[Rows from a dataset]
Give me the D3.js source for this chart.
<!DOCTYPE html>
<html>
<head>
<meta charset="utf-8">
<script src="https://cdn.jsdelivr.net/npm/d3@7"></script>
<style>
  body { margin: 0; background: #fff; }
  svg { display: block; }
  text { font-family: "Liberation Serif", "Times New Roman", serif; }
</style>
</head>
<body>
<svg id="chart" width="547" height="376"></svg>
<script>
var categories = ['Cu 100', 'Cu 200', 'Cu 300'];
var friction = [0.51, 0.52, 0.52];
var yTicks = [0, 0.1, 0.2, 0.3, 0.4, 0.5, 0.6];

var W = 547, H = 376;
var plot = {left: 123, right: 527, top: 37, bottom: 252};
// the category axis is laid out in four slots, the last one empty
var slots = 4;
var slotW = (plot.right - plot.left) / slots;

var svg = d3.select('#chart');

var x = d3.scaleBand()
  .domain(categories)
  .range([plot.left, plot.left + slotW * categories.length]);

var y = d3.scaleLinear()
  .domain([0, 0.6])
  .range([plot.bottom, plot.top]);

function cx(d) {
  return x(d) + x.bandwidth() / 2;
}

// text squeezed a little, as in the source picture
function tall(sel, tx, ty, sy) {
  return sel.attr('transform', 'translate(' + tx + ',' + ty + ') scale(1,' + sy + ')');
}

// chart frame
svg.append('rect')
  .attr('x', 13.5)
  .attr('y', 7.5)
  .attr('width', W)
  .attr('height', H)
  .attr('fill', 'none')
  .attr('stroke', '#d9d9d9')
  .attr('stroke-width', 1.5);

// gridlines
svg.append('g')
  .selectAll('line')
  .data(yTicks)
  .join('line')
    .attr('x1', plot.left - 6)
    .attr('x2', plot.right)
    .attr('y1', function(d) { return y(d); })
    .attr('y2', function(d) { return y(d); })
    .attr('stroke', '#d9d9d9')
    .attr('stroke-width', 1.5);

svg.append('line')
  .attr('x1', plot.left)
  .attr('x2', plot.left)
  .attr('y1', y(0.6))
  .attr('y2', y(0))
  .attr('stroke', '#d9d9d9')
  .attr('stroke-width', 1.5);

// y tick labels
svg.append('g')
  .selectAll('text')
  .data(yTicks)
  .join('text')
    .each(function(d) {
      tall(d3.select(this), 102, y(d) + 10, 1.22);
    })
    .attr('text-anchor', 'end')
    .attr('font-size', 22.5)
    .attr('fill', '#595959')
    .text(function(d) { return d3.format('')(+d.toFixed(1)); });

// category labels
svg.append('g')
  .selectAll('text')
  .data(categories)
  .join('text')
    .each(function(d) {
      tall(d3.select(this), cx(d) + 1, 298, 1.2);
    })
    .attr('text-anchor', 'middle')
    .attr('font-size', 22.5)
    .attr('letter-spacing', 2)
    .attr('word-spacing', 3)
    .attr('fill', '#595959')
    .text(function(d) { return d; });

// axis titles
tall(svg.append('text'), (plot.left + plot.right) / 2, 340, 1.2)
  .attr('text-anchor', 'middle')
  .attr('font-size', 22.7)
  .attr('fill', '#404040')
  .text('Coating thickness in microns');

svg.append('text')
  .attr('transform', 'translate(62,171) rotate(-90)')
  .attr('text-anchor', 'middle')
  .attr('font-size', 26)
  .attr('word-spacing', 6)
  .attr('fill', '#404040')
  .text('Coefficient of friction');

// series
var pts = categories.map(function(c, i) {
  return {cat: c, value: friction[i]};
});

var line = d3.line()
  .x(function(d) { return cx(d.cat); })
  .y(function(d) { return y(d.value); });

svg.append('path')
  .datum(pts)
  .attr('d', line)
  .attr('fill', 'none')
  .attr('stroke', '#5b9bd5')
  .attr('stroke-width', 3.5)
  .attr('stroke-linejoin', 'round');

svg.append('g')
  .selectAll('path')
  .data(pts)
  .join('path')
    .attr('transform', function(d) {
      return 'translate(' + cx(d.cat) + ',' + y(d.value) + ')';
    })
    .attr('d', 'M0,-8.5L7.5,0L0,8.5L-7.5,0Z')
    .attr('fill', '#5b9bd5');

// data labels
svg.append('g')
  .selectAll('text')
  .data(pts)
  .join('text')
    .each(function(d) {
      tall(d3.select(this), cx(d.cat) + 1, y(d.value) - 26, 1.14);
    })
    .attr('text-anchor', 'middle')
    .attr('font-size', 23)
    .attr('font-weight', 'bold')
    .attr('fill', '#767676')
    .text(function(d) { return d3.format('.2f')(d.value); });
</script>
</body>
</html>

==

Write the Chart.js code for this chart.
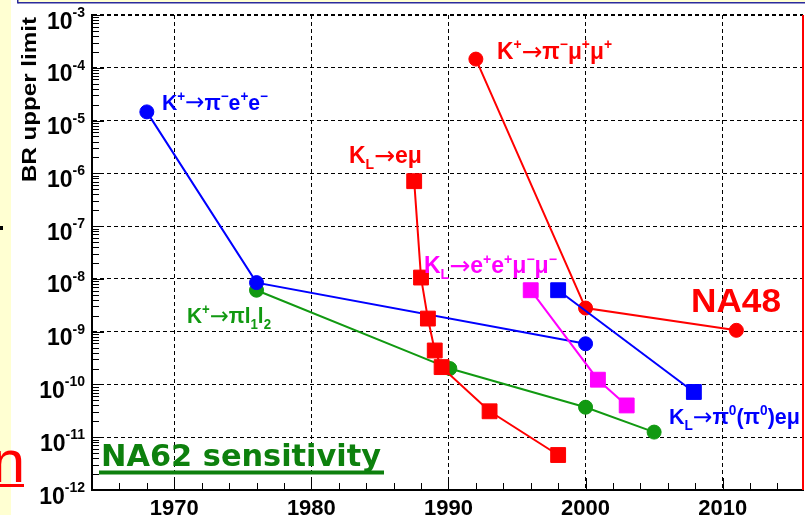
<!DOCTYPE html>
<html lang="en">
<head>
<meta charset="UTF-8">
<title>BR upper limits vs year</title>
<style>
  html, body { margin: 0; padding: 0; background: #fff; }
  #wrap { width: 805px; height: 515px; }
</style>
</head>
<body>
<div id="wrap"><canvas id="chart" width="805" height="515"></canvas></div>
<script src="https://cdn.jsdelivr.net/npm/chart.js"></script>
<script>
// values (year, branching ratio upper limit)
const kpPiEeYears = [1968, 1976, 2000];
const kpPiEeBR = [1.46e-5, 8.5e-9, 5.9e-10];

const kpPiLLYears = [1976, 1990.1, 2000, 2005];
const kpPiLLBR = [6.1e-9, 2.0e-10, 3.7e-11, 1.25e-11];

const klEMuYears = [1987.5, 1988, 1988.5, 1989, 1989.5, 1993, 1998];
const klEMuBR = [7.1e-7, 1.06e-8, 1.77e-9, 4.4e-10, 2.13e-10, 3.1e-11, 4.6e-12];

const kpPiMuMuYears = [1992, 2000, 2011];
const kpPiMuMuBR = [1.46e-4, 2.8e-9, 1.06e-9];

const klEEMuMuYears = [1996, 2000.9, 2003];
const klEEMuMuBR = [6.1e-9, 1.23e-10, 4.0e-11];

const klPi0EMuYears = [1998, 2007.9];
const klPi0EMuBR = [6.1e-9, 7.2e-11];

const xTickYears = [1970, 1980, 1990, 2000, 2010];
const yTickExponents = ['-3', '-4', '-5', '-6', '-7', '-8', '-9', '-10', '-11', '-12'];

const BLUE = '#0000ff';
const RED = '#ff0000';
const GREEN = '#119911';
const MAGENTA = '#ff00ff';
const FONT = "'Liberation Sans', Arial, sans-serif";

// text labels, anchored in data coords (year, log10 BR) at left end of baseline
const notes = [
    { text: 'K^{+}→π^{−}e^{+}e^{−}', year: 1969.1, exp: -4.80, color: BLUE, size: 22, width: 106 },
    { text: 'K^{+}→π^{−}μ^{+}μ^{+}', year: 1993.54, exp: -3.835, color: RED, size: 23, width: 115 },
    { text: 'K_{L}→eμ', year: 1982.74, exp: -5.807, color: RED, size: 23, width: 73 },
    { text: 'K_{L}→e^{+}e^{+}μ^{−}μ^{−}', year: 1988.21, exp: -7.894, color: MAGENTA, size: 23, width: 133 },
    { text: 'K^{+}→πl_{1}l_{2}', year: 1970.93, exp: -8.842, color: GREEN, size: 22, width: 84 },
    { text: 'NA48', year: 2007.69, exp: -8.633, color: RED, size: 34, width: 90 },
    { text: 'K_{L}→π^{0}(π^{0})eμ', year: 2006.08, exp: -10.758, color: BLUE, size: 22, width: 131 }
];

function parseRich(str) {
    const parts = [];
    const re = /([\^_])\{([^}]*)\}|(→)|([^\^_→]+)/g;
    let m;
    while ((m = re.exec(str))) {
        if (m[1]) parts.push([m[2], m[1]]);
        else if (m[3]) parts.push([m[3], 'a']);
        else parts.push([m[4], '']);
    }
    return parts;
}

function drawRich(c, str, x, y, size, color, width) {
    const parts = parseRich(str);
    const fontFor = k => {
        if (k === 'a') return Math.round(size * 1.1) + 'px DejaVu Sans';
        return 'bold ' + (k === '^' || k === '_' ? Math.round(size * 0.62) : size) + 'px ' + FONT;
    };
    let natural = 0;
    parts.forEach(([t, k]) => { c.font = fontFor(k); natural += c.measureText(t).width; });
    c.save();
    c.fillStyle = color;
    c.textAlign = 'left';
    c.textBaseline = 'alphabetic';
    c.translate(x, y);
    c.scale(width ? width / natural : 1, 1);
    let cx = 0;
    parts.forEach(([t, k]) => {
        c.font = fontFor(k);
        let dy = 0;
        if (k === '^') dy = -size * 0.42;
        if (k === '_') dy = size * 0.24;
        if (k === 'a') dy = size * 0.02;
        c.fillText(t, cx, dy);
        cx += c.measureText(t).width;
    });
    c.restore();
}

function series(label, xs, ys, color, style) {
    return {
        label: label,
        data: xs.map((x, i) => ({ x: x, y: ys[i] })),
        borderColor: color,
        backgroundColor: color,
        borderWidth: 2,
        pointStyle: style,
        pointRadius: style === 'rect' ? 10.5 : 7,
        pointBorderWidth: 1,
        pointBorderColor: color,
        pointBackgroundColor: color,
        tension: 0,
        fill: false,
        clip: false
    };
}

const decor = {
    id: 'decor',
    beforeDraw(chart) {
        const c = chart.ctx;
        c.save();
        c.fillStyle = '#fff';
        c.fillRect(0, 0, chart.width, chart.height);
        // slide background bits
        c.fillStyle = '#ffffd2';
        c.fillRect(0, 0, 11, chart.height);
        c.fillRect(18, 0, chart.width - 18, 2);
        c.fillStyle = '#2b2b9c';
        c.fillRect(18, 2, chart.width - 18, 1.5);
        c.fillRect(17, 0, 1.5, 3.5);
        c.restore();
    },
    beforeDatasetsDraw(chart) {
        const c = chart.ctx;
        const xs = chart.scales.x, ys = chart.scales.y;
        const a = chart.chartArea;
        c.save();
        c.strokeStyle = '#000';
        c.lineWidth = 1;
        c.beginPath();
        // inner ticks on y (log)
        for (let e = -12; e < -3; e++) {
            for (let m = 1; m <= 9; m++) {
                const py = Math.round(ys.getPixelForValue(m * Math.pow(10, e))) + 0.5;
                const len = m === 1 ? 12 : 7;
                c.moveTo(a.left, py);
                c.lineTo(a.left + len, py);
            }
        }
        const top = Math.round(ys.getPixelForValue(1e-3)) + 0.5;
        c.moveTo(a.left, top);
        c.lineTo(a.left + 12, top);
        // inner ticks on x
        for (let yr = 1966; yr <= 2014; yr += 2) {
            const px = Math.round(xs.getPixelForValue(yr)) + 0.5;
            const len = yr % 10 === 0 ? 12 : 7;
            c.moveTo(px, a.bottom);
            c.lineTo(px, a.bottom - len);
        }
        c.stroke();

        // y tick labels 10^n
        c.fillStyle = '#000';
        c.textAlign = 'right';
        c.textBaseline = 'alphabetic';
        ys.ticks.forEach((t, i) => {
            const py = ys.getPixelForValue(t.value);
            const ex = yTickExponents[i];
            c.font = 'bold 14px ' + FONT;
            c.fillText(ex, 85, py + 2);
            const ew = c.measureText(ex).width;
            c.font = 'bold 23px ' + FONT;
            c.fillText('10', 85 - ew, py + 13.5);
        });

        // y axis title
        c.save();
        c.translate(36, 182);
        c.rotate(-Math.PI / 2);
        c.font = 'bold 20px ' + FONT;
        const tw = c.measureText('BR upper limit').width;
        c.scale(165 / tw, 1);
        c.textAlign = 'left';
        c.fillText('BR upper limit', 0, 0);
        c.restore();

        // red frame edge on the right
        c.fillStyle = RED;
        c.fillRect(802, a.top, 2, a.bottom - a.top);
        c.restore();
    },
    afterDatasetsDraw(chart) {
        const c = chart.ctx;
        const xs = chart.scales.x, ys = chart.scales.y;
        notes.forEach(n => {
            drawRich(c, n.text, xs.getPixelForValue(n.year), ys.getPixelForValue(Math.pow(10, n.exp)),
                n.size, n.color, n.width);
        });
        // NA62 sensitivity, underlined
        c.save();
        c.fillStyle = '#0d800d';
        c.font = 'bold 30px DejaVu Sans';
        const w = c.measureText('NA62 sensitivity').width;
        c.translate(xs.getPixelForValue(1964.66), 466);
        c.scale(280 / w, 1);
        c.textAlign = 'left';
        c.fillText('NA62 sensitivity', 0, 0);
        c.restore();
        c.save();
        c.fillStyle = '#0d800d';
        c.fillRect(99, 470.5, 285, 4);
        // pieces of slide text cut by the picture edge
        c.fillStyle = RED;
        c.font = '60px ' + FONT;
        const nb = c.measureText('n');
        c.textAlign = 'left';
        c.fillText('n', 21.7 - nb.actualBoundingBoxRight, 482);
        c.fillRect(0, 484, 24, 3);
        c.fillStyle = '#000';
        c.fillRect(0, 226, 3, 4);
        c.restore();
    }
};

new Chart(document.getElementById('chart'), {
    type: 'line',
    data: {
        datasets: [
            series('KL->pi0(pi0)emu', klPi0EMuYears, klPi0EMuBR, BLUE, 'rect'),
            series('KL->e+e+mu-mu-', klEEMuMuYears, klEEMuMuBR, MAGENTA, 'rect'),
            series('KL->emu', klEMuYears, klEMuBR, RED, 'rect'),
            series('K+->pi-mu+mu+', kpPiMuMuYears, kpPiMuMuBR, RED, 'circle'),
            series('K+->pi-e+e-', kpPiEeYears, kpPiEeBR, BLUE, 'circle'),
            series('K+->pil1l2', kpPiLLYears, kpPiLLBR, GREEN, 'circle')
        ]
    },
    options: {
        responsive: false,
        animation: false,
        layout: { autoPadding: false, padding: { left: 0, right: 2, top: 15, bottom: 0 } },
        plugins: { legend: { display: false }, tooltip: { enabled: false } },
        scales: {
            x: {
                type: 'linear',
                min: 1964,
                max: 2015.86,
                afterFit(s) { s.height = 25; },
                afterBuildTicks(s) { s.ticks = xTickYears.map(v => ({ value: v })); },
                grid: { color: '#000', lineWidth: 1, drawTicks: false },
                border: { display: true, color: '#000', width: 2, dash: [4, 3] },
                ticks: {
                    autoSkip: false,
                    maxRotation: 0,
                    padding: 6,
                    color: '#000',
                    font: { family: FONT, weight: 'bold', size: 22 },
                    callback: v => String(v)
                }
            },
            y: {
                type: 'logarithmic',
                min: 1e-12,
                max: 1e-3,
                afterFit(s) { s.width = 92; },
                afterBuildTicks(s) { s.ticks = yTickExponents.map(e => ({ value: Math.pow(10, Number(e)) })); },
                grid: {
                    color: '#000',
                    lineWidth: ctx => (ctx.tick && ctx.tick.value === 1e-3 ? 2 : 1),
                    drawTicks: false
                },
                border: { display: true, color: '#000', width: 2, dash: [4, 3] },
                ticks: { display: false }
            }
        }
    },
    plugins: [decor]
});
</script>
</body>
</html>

To do.
Retype the entries above exactly, but only from the line containing "Give me the D3.js source for this chart." through the line containing "var yTicks = [0, 0.1, 0.2, 0.3, 0.4, 0.5, 0.6];", both included.

The result.
Give me the D3.js source for this chart.
<!DOCTYPE html>
<html>
<head>
<meta charset="utf-8">
<script src="https://cdn.jsdelivr.net/npm/d3@7"></script>
<style>
  body { margin: 0; background: #fff; }
  svg { display: block; }
  text { font-family: "Liberation Serif", "Times New Roman", serif; }
</style>
</head>
<body>
<svg id="chart" width="547" height="376"></svg>
<script>
var categories = ['Cu 100', 'Cu 200', 'Cu 300'];
var friction = [0.51, 0.52, 0.52];
var yTicks = [0, 0.1, 0.2, 0.3, 0.4, 0.5, 0.6];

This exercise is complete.